* **Task instructions**
Images should be left out, and everything else in the listing reproduced exactly.

* **Dataset section**
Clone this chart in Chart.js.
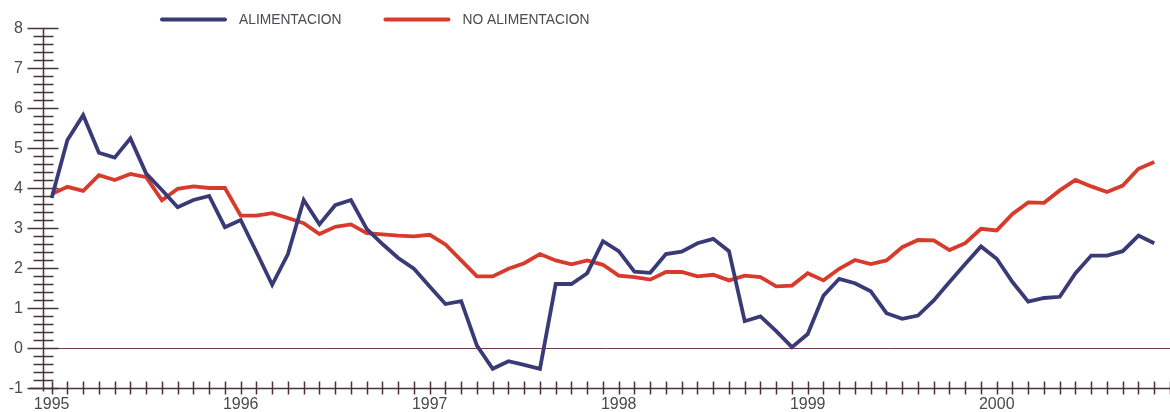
<!DOCTYPE html>
<html>
<head>
<meta charset="utf-8">
<script src="https://cdn.jsdelivr.net/npm/chart.js@4.4.1/dist/chart.umd.min.js"></script>
<style>
html,body{margin:0;padding:0;background:#ffffff;}
#wrap{width:1170px;height:412px;position:relative;}
</style>
</head>
<body>
<div id="wrap"><canvas id="c"></canvas></div>
<script>
// ---- data ----
const yearLabels = ['1995', '1996', '1997', '1998', '1999', '2000'];
const monthNames = ['Ene','Feb','Mar','Abr','May','Jun','Jul','Ago','Sep','Oct','Nov','Dic'];
const yTickLabels = ['-1', '0', '1', '2', '3', '4', '5', '6', '7', '8'];
const seriesNames = ['ALIMENTACION', 'NO ALIMENTACION'];

const alimentacion = [
  3.75, 5.20, 5.82, 4.88, 4.76, 5.24, 4.36, 3.95, 3.52, 3.70, 3.80, 3.02,
  3.20, 2.40, 1.58, 2.35, 3.70, 3.09, 3.57, 3.70, 2.98, 2.60, 2.25, 1.98,
  1.54, 1.10, 1.17, 0.06, -0.52, -0.33, -0.42, -0.52, 1.60, 1.60, 1.87, 2.67,
  2.42, 1.91, 1.88, 2.35, 2.41, 2.62, 2.73, 2.42, 0.67, 0.79, 0.42, 0.02,
  0.35, 1.31, 1.73, 1.62, 1.42, 0.87, 0.73, 0.81, 1.19, 1.65, 2.10, 2.54,
  2.23, 1.65, 1.16, 1.25, 1.28, 1.87, 2.31, 2.31, 2.42, 2.81, 2.62
];
const noAlimentacion = [
  3.85, 4.03, 3.93, 4.32, 4.20, 4.35, 4.27, 3.69, 3.98, 4.04, 4.00, 4.00,
  3.31, 3.31, 3.37, 3.25, 3.12, 2.85, 3.03, 3.09, 2.87, 2.84, 2.81, 2.79,
  2.83, 2.59, 2.19, 1.79, 1.79, 1.98, 2.12, 2.35, 2.19, 2.09, 2.19, 2.08,
  1.81, 1.77, 1.71, 1.90, 1.90, 1.79, 1.83, 1.69, 1.81, 1.77, 1.54, 1.56,
  1.87, 1.69, 1.98, 2.20, 2.10, 2.19, 2.52, 2.70, 2.69, 2.45, 2.62, 2.98,
  2.94, 3.35, 3.64, 3.63, 3.94, 4.20, 4.04, 3.90, 4.06, 4.48, 4.65
];

// category labels (one per month)
const categories = [];
yearLabels.forEach(yr => monthNames.forEach(m => categories.push(m + ' ' + yr)));
categories.length = alimentacion.length;

const toPoints = arr => arr.map((v, i) => ({x: i, y: v}));

const AXIS_COLOR = '#4a313c';
const ZERO_COLOR = '#6e3c4c';
const LABEL_COLOR = '#4a4a4a';
const FONT = '"Liberation Sans", Arial, Helvetica, sans-serif';

const axesPlugin = {
  id: 'customAxes',
  beforeDatasetsDraw(chart) {
    const {ctx, chartArea: ca} = chart;
    const x = chart.scales.x, y = chart.scales.y;
    ctx.save();
    // zero line
    const y0 = Math.round(y.getPixelForValue(0)) + 0.5;
    ctx.strokeStyle = ZERO_COLOR;
    ctx.lineWidth = 1;
    ctx.beginPath();
    ctx.moveTo(ca.left, y0);
    ctx.lineTo(ca.right, y0);
    ctx.stroke();

    // y axis
    const ax = Math.round(ca.left) + 0.5;
    const yMin = Number(yTickLabels[0]);
    const yMax = Number(yTickLabels[yTickLabels.length - 1]);
    const bottomY = Math.round(y.getPixelForValue(yMin)) + 0.5;
    ctx.strokeStyle = AXIS_COLOR;
    ctx.lineWidth = 1.5;
    ctx.beginPath();
    ctx.moveTo(ax, Math.round(y.getPixelForValue(yMax)) + 0.5);
    ctx.lineTo(ax, bottomY + 3);
    ctx.stroke();
    ctx.beginPath();
    const steps = (yMax - yMin) * 5;
    for (let k = 0; k <= steps; k++) {
      const v = yMin + k / 5;
      const py = Math.round(y.getPixelForValue(v)) + 0.5;
      const major = k % 5 === 0;
      ctx.moveTo(ax - (major ? 16 : 10), py);
      ctx.lineTo(ax + (major ? 15 : 10), py);
    }
    ctx.stroke();

    // x axis
    ctx.beginPath();
    ctx.moveTo(ax - 14, bottomY);
    ctx.lineTo(ca.right, bottomY);
    ctx.stroke();
    ctx.beginPath();
    for (let i = 0; i <= categories.length; i++) {
      const px = Math.round(x.getPixelForValue(i)) + 0.5;
      ctx.moveTo(px, bottomY - 7);
      ctx.lineTo(px, bottomY + 6);
    }
    ctx.stroke();

    // labels
    ctx.fillStyle = LABEL_COLOR;
    ctx.font = '16px ' + FONT;
    ctx.textAlign = 'right';
    ctx.textBaseline = 'middle';
    yTickLabels.forEach(t => {
      ctx.fillText(t, 23, y.getPixelForValue(Number(t)) + 0.5);
    });
    ctx.textAlign = 'center';
    yearLabels.forEach((t, k) => {
      ctx.fillText(t, x.getPixelForValue(k * 12), bottomY + 16);
    });
    ctx.restore();
  },
  afterDraw(chart) {
    const {ctx} = chart;
    ctx.save();
    ctx.font = '13.8px ' + FONT;
    ctx.textBaseline = 'middle';
    ctx.textAlign = 'left';
    let cx = 162;
    const ly = 19.5;
    chart.data.datasets.forEach(ds => {
      ctx.strokeStyle = ds.borderColor;
      ctx.lineWidth = 4;
      ctx.lineCap = 'round';
      ctx.beginPath();
      ctx.moveTo(cx, ly);
      ctx.lineTo(cx + 63, ly);
      ctx.stroke();
      ctx.fillStyle = '#4a4a52';
      ctx.fillText(ds.label, cx + 77, ly + 0.5);
      cx += 77 + ctx.measureText(ds.label).width + 44;
    });
    ctx.restore();
  }
};

new Chart(document.getElementById('c'), {
  type: 'line',
  data: {
    labels: categories,
    datasets: [
      {
        label: seriesNames[0],
        data: toPoints(alimentacion),
        borderColor: '#3a3a76',
        borderWidth: 3.8,
        pointRadius: 0,
        tension: 0,
        fill: false
      },
      {
        label: seriesNames[1],
        data: toPoints(noAlimentacion),
        borderColor: '#d83a2b',
        borderWidth: 3.8,
        pointRadius: 0,
        tension: 0,
        fill: false
      }
    ]
  },
  options: {
    responsive: true,
    maintainAspectRatio: false,
    animation: false,
    devicePixelRatio: 1,
    layout: {padding: {left: 43, top: 28, right: 0, bottom: 24}},
    plugins: {legend: {display: false}, tooltip: {enabled: false}},
    scales: {
      x: {type: 'linear', min: -0.55, max: 71, display: false},
      y: {type: 'linear', min: -1, max: 8, display: false}
    }
  },
  plugins: [axesPlugin]
});
</script>
</body>
</html>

* **Complete output**
Clone this chart in Chart.js.
<!DOCTYPE html>
<html>
<head>
<meta charset="utf-8">
<script src="https://cdn.jsdelivr.net/npm/chart.js@4.4.1/dist/chart.umd.min.js"></script>
<style>
html,body{margin:0;padding:0;background:#ffffff;}
#wrap{width:1170px;height:412px;position:relative;}
</style>
</head>
<body>
<div id="wrap"><canvas id="c"></canvas></div>
<script>
// ---- data ----
const yearLabels = ['1995', '1996', '1997', '1998', '1999', '2000'];
const monthNames = ['Ene','Feb','Mar','Abr','May','Jun','Jul','Ago','Sep','Oct','Nov','Dic'];
const yTickLabels = ['-1', '0', '1', '2', '3', '4', '5', '6', '7', '8'];
const seriesNames = ['ALIMENTACION', 'NO ALIMENTACION'];

const alimentacion = [
  3.75, 5.20, 5.82, 4.88, 4.76, 5.24, 4.36, 3.95, 3.52, 3.70, 3.80, 3.02,
  3.20, 2.40, 1.58, 2.35, 3.70, 3.09, 3.57, 3.70, 2.98, 2.60, 2.25, 1.98,
  1.54, 1.10, 1.17, 0.06, -0.52, -0.33, -0.42, -0.52, 1.60, 1.60, 1.87, 2.67,
  2.42, 1.91, 1.88, 2.35, 2.41, 2.62, 2.73, 2.42, 0.67, 0.79, 0.42, 0.02,
  0.35, 1.31, 1.73, 1.62, 1.42, 0.87, 0.73, 0.81, 1.19, 1.65, 2.10, 2.54,
  2.23, 1.65, 1.16, 1.25, 1.28, 1.87, 2.31, 2.31, 2.42, 2.81, 2.62
];
const noAlimentacion = [
  3.85, 4.03, 3.93, 4.32, 4.20, 4.35, 4.27, 3.69, 3.98, 4.04, 4.00, 4.00,
  3.31, 3.31, 3.37, 3.25, 3.12, 2.85, 3.03, 3.09, 2.87, 2.84, 2.81, 2.79,
  2.83, 2.59, 2.19, 1.79, 1.79, 1.98, 2.12, 2.35, 2.19, 2.09, 2.19, 2.08,
  1.81, 1.77, 1.71, 1.90, 1.90, 1.79, 1.83, 1.69, 1.81, 1.77, 1.54, 1.56,
  1.87, 1.69, 1.98, 2.20, 2.10, 2.19, 2.52, 2.70, 2.69, 2.45, 2.62, 2.98,
  2.94, 3.35, 3.64, 3.63, 3.94, 4.20, 4.04, 3.90, 4.06, 4.48, 4.65
];

// category labels (one per month)
const categories = [];
yearLabels.forEach(yr => monthNames.forEach(m => categories.push(m + ' ' + yr)));
categories.length = alimentacion.length;

const toPoints = arr => arr.map((v, i) => ({x: i, y: v}));

const AXIS_COLOR = '#4a313c';
const ZERO_COLOR = '#6e3c4c';
const LABEL_COLOR = '#4a4a4a';
const FONT = '"Liberation Sans", Arial, Helvetica, sans-serif';

const axesPlugin = {
  id: 'customAxes',
  beforeDatasetsDraw(chart) {
    const {ctx, chartArea: ca} = chart;
    const x = chart.scales.x, y = chart.scales.y;
    ctx.save();
    // zero line
    const y0 = Math.round(y.getPixelForValue(0)) + 0.5;
    ctx.strokeStyle = ZERO_COLOR;
    ctx.lineWidth = 1;
    ctx.beginPath();
    ctx.moveTo(ca.left, y0);
    ctx.lineTo(ca.right, y0);
    ctx.stroke();

    // y axis
    const ax = Math.round(ca.left) + 0.5;
    const yMin = Number(yTickLabels[0]);
    const yMax = Number(yTickLabels[yTickLabels.length - 1]);
    const bottomY = Math.round(y.getPixelForValue(yMin)) + 0.5;
    ctx.strokeStyle = AXIS_COLOR;
    ctx.lineWidth = 1.5;
    ctx.beginPath();
    ctx.moveTo(ax, Math.round(y.getPixelForValue(yMax)) + 0.5);
    ctx.lineTo(ax, bottomY + 3);
    ctx.stroke();
    ctx.beginPath();
    const steps = (yMax - yMin) * 5;
    for (let k = 0; k <= steps; k++) {
      const v = yMin + k / 5;
      const py = Math.round(y.getPixelForValue(v)) + 0.5;
      const major = k % 5 === 0;
      ctx.moveTo(ax - (major ? 16 : 10), py);
      ctx.lineTo(ax + (major ? 15 : 10), py);
    }
    ctx.stroke();

    // x axis
    ctx.beginPath();
    ctx.moveTo(ax - 14, bottomY);
    ctx.lineTo(ca.right, bottomY);
    ctx.stroke();
    ctx.beginPath();
    for (let i = 0; i <= categories.length; i++) {
      const px = Math.round(x.getPixelForValue(i)) + 0.5;
      ctx.moveTo(px, bottomY - 7);
      ctx.lineTo(px, bottomY + 6);
    }
    ctx.stroke();

    // labels
    ctx.fillStyle = LABEL_COLOR;
    ctx.font = '16px ' + FONT;
    ctx.textAlign = 'right';
    ctx.textBaseline = 'middle';
    yTickLabels.forEach(t => {
      ctx.fillText(t, 23, y.getPixelForValue(Number(t)) + 0.5);
    });
    ctx.textAlign = 'center';
    yearLabels.forEach((t, k) => {
      ctx.fillText(t, x.getPixelForValue(k * 12), bottomY + 16);
    });
    ctx.restore();
  },
  afterDraw(chart) {
    const {ctx} = chart;
    ctx.save();
    ctx.font = '13.8px ' + FONT;
    ctx.textBaseline = 'middle';
    ctx.textAlign = 'left';
    let cx = 162;
    const ly = 19.5;
    chart.data.datasets.forEach(ds => {
      ctx.strokeStyle = ds.borderColor;
      ctx.lineWidth = 4;
      ctx.lineCap = 'round';
      ctx.beginPath();
      ctx.moveTo(cx, ly);
      ctx.lineTo(cx + 63, ly);
      ctx.stroke();
      ctx.fillStyle = '#4a4a52';
      ctx.fillText(ds.label, cx + 77, ly + 0.5);
      cx += 77 + ctx.measureText(ds.label).width + 44;
    });
    ctx.restore();
  }
};

new Chart(document.getElementById('c'), {
  type: 'line',
  data: {
    labels: categories,
    datasets: [
      {
        label: seriesNames[0],
        data: toPoints(alimentacion),
        borderColor: '#3a3a76',
        borderWidth: 3.8,
        pointRadius: 0,
        tension: 0,
        fill: false
      },
      {
        label: seriesNames[1],
        data: toPoints(noAlimentacion),
        borderColor: '#d83a2b',
        borderWidth: 3.8,
        pointRadius: 0,
        tension: 0,
        fill: false
      }
    ]
  },
  options: {
    responsive: true,
    maintainAspectRatio: false,
    animation: false,
    devicePixelRatio: 1,
    layout: {padding: {left: 43, top: 28, right: 0, bottom: 24}},
    plugins: {legend: {display: false}, tooltip: {enabled: false}},
    scales: {
      x: {type: 'linear', min: -0.55, max: 71, display: false},
      y: {type: 'linear', min: -1, max: 8, display: false}
    }
  },
  plugins: [axesPlugin]
});
</script>
</body>
</html>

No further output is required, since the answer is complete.